Right and so it can fail as a weak cmpxchg does. It will pick up the
correct value in the next iteration. This is not really that different
from spurious failures of LL/SC etc.

Okay, I see what you mean. cmpxchg isn't weak by default though, so my
assumption is that a potential fcmpxchg would be the same. Can we
agree that your translation is correct for `fcmpxchg weak`, but not
for default `fcmpxchg`? You can make it correct by wrapping it in a
retry loop, at the cost of reducing performance even further compared
to a native fcmpxchg.

Cheers,
Nicolai

Sure, the point where this all started was the absense of native
fcmpxchg. So the short summary is that we can easily extend the current
IR to allow float types and provide a sane lowering.

Joerg

That’s correct, but I’m mainly interested in bitwise comparison.

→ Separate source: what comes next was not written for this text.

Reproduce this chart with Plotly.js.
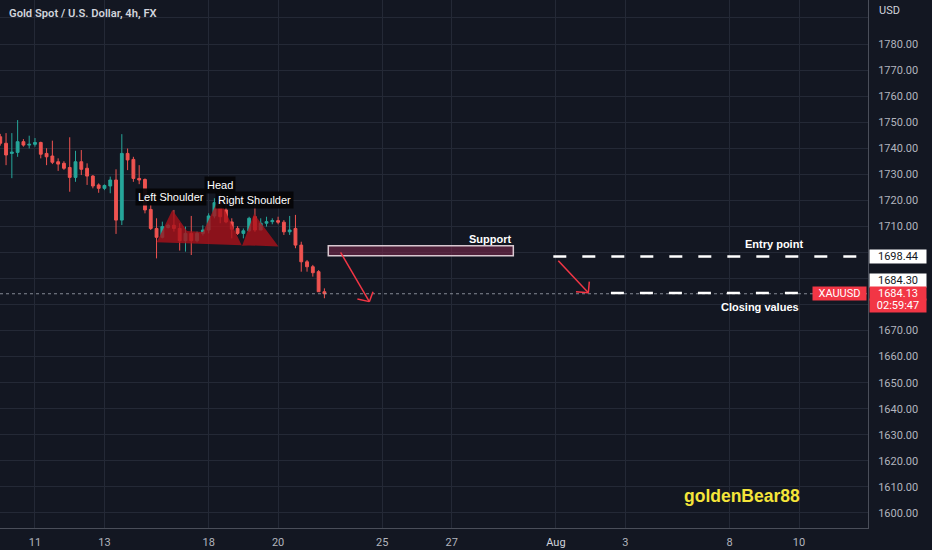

That’s what C, C++, and (IMO) LLVM IR mean when an FP value is passed to cmpxchg.

Separately, there are operations such as atomic fadd and atomic fsub which make senses, can be supported directly by HW, and can have separate FP state.

I bring this up because I believe the discussion which started this thread can benefit from a bit wider perspective than “the LangRef says exactly *this*”.